Photo/Illutration Prime Minister Fumio Kishida speaks with reporters in San Francisco after his Nov. 16 meeting with Chinese President Xi Jinping. (Yuki Shibata)

SAN FRANCISCO--The leaders of Japan and China drew on the past to move fraught bilateral relations forward during talks here aimed at leveraging the two countries’ common interests.

Meeting Nov. 16, Prime Minister Fumio Kishida and Chinese President Xi Jinping agreed on the importance of pursuing a “strategic relationship of mutual benefit.”

That strategy, first mooted in October 2006 during a meeting between the late Prime Minister Shinzo Abe and Chinese President Hu Jintao, was later incorporated into the Japan-China joint statement of 2008.

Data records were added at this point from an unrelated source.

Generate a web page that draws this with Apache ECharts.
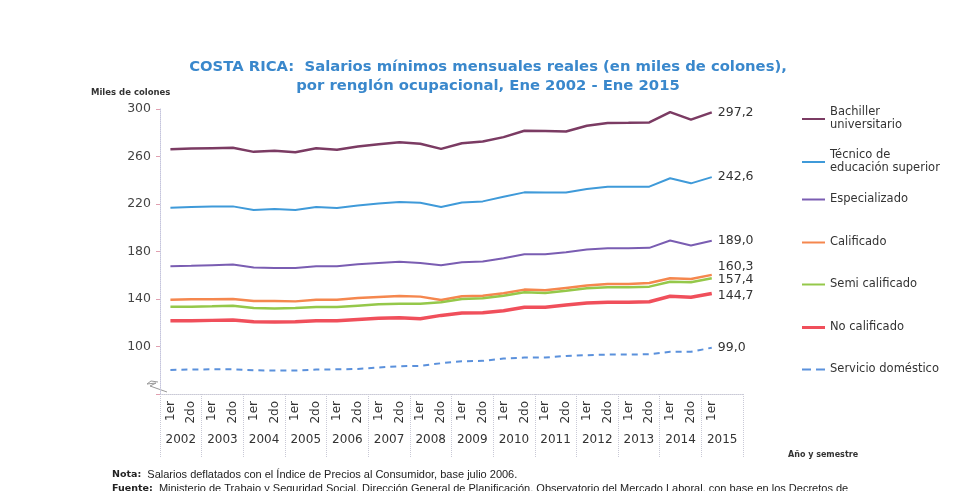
<!DOCTYPE html>
<html>
<head>
<meta charset="utf-8">
<script src="https://cdn.jsdelivr.net/npm/echarts@6/dist/echarts.min.js"></script>
<style>
  html, body { margin: 0; padding: 0; background: #fff; }
  #chart { width: 961px; height: 491px; }
</style>
</head>
<body>
<div id="chart"></div>
<script>
// semestres: 2002-1er ... 2015-1er (27 puntos), la última celda de 2015 queda vacía
const semesters = []
for (let y = 2002; y <= 2015; y++) {
  semesters.push('1er')
  semesters.push(y === 2015 ? '' : '2do')
}
const years = ['2002', '2003', '2004', '2005', '2006', '2007', '2008',
  '2009', '2010', '2011', '2012', '2013', '2014', '2015']

const bachiller = [266.2, 266.7, 267.0, 267.3, 263.9, 264.8, 263.6, 267.0, 265.6, 268.4,
  270.4, 272.1, 270.7, 266.4, 271.2, 272.6, 276.3, 281.7, 281.4, 281.1,
  285.9, 288.2, 288.4, 288.7, 297.4, 291.0, 297.2]
const tecnico = [216.8, 217.4, 217.8, 218.0, 214.9, 215.7, 214.9, 217.4, 216.6, 218.8,
  220.5, 221.6, 221.1, 217.4, 221.3, 222.2, 226.1, 229.8, 229.6, 229.6,
  232.6, 234.6, 234.6, 234.6, 241.7, 237.4, 242.6]
const especializado = [167.6, 167.9, 168.5, 169.0, 166.5, 166.2, 166.2, 167.6, 167.6, 169.3,
  170.4, 171.3, 170.4, 168.5, 171.0, 171.5, 174.4, 177.7, 177.7, 179.4,
  181.7, 182.8, 182.8, 183.1, 189.3, 185.1, 189.0]
const calificado = [139.4, 139.7, 139.7, 140.0, 138.3, 138.3, 138.0, 139.4, 139.4, 140.8,
  141.7, 142.5, 142.0, 139.2, 142.3, 142.8, 144.8, 147.9, 147.3, 149.3,
  151.3, 152.7, 152.7, 153.5, 157.5, 156.9, 160.3]
const semiCalificado = [133.5, 133.5, 133.8, 134.4, 132.4, 132.1, 132.4, 133.2, 133.2, 134.4,
  135.5, 136.1, 136.1, 137.2, 140.0, 140.6, 142.8, 145.6, 145.1, 147.0,
  149.0, 149.9, 149.9, 150.4, 154.6, 154.1, 157.4]
const noCalificado = [121.7, 121.7, 122.0, 122.3, 120.8, 120.6, 120.8, 121.7, 121.7, 122.8,
  123.7, 124.2, 123.4, 126.2, 128.2, 128.5, 130.1, 133.0, 133.0, 134.9,
  136.6, 137.2, 137.2, 137.7, 142.3, 141.4, 144.7]
const domestico = [80.3, 80.6, 80.8, 80.8, 80.0, 79.7, 79.7, 80.6, 80.8, 81.1,
  82.3, 83.4, 83.7, 85.9, 87.6, 87.9, 89.9, 90.7, 90.7, 92.1,
  92.7, 93.2, 93.2, 93.5, 95.5, 95.5, 99.0]

const yTicks = [100, 140, 180, 220, 260, 300]

const FONT = '"DejaVu Sans", Verdana, sans-serif'
const NOTE_FONT = '"Liberation Sans", Arial, sans-serif'
const fmtComma = v => v.toFixed(1).replace('.', ',')

function makeSeries(name, data, color, width, dashed, labelOffset) {
  return {
    name: name,
    type: 'line',
    xAxisIndex: 0,
    data: data,
    symbol: 'none',
    lineStyle: { color: color, width: width, type: dashed ? [6, 5] : 'solid' },
    itemStyle: { color: color },
    endLabel: {
      show: true,
      formatter: p => fmtComma(p.value),
      color: '#333',
      fontFamily: FONT,
      fontSize: 12.5,
      distance: 6,
      offset: labelOffset || [0, 0]
    },
    emphasis: { disabled: true },
    silent: true
  }
}

const series = [
  makeSeries('Bachiller universitario', bachiller, '#7b3b63', 2.5),
  makeSeries('Técnico de educación superior', tecnico, '#3f9ad9', 2),
  makeSeries('Especializado', especializado, '#7a5db2', 2),
  makeSeries('Calificado', calificado, '#f5874e', 2.5, false, [0, -8]),
  makeSeries('Semi calificado', semiCalificado, '#95c84a', 2.5, false, [0, 1]),
  makeSeries('No calificado', noCalificado, '#f04f5b', 3.5, false, [0, 2]),
  makeSeries('Servicio doméstico', domestico, '#5b91dc', 2, true)
]

// leyenda a la derecha, cada entrada en su posición
const legendTops = [101, 144, 188, 231, 273, 316, 358]
const legendWrap = {
  'Bachiller universitario': 'Bachiller\nuniversitario',
  'Técnico de educación superior': 'Técnico de\neducación superior'
}
const DASH_ICON = 'path://M0,0h9v2h-9z M14,0h9v2h-9z'
const legends = series.map((s, i) => ({
  data: [s.name],
  left: 797,
  top: legendTops[i],
  icon: s.lineStyle.type === 'solid' ? 'rect' : DASH_ICON,
  itemWidth: 23,
  itemHeight: s.lineStyle.type === 'solid' ? Math.max(2, Math.round(s.lineStyle.width * 0.9)) : 2,
  itemStyle: { color: s.lineStyle.color },
  lineStyle: { width: 0 },
  selectedMode: false,
  formatter: n => legendWrap[n] || n,
  textStyle: { color: '#333', fontFamily: FONT, fontSize: 11.5, lineHeight: 13 }
}))

const chart = echarts.init(document.getElementById('chart'))
chart.setOption({
  backgroundColor: '#ffffff',
  animation: false,
  title: [
    {
      text: 'COSTA RICA:  Salarios mínimos mensuales reales (en miles de colones),\npor renglón ocupacional, Ene 2002 - Ene 2015',
      left: 483,
      top: 53,
      textAlign: 'center',
      textStyle: { color: '#3a88cc', fontFamily: FONT, fontWeight: 'bold', fontSize: 14.8, lineHeight: 19 }
    },
    {
      text: 'Miles de colones',
      left: 86,
      top: 83,
      textStyle: { color: '#333', fontFamily: FONT, fontWeight: 'bold', fontSize: 8.5 }
    },
    {
      text: 'Año y semestre',
      left: 783,
      top: 446,
      textStyle: { color: '#333', fontFamily: FONT, fontWeight: 'bold', fontSize: 8 }
    },
    {
      text: '{b|Nota:}  Salarios deflatados con el Índice de Precios al Consumidor, base julio 2006.',
      left: 107,
      top: 464,
      textStyle: {
        color: '#222', fontFamily: NOTE_FONT, fontWeight: 'normal', fontSize: 11,
        rich: { b: { fontFamily: FONT, fontWeight: 'bold', fontSize: 9.5, color: '#222' } }
      }
    },
    {
      text: '{b|Fuente:}  Ministerio de Trabajo y Seguridad Social, Dirección General de Planificación, Observatorio del Mercado Laboral, con base en los Decretos de',
      left: 107,
      top: 478,
      textStyle: {
        color: '#222', fontFamily: NOTE_FONT, fontWeight: 'normal', fontSize: 11,
        rich: { b: { fontFamily: FONT, fontWeight: 'bold', fontSize: 9.5, color: '#222' } }
      }
    }
  ],
  legend: legends,
  grid: { left: 160, right: 218, top: 109, bottom: 97, containLabel: false },
  xAxis: [
    {
      type: 'category',
      data: semesters,
      boundaryGap: true,
      position: 'bottom',
      axisLine: { show: true, lineStyle: { color: '#c9c9d6', type: 'dotted', width: 1 } },
      axisTick: { show: false },
      axisLabel: {
        interval: 0, rotate: 90, margin: 7,
        color: '#333', fontFamily: FONT, fontSize: 12
      },
      splitLine: { show: false }
    },
    {
      type: 'category',
      data: years,
      boundaryGap: true,
      position: 'bottom',
      axisLine: { show: false },
      axisTick: { show: true, interval: 0, length: 64, lineStyle: { color: '#c9c9d6', type: 'dotted' } },
      axisLabel: { interval: 0, margin: 40, color: '#333', fontFamily: FONT, fontSize: 12 },
      splitLine: { show: false }
    }
  ],
  yAxis: {
    type: 'value',
    min: 60,
    max: 300,
    interval: 40,
    axisLine: { show: true, lineStyle: { color: '#c4c4dc', type: 'dotted' } },
    axisTick: { show: true, length: 4, lineStyle: { color: '#e0a0b0' } },
    axisLabel: {
      margin: 9,
      color: '#444',
      fontFamily: FONT,
      fontSize: 12.5,
      formatter: v => (yTicks.indexOf(v) >= 0 ? String(v) : '')
    },
    splitLine: { show: false }
  },
  graphic: [
    {
      type: 'polyline',
      silent: true,
      shape: { points: [[167, 392], [150, 386], [156, 383], [147, 384], [151, 381], [158, 382]] },
      style: { stroke: '#999', fill: null, lineWidth: 1 }
    }
  ],
  series: series
})
</script>
</body>
</html>
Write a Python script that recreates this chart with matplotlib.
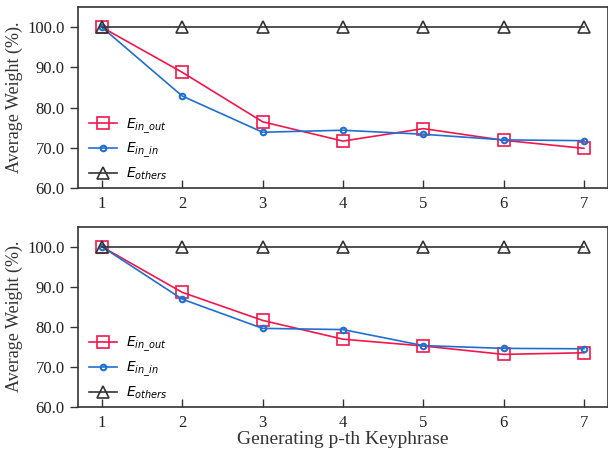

In a nutshell, it recognizes the vast difference in the political structure of the two nations, but seeks to find benefits for the two sides, mainly in the economic sphere.

Abe also worked to improve economic ties during his second stint as prime minister in the face of a territorial dispute over the Senkaku Islands in the East China Sea and Abe’s own visit to Tokyo’s war-related Yasukuni Shrine, where 14 Class-A war criminals are memorialized.

Xi raised the strategy during his talks with Kishida, noting that economic benefits were already deeply integrated between the two nations.

Afterward, Kishida told reporters that reconfirming the importance of the strategic relationship seeking mutual benefits “was significant for future development” of the bilateral relationship.

A priority issue for Japan is China’s blanket ban on seafood imports over the release since August of treated radioactive water from the crippled Fukushima No. 1 nuclear power plant into the Pacific Ocean.

Kishida called for the edict to be lifted immediately, but Xi cited lingering concerns in other countries about possible health effects from Japan’s move.

As a stopgap measure, Kishida told reporters that experts from the two nations would meet to discuss the matter from a scientific perspective.

An official in the prime minister’s office praised the shift toward constructive discussions to deal with the issue, but a high-ranking source in the Foreign Ministry said no hint had emerged of what resolution was possible.

Seeing as the Chinese government led the virulent criticism about the release of the treated water, it cannot be expected to quickly backtrack. Moreover, getting the Chinese population to come on board will be no easy matter as their concerns were generated in large part by the government.

The agreement to hold discussions among experts of both nations may have been about the only possible concession Beijing was able to make at the current time, indicating it will not be easy to convince the vast Chinese population that the seafood import ban can be lifted.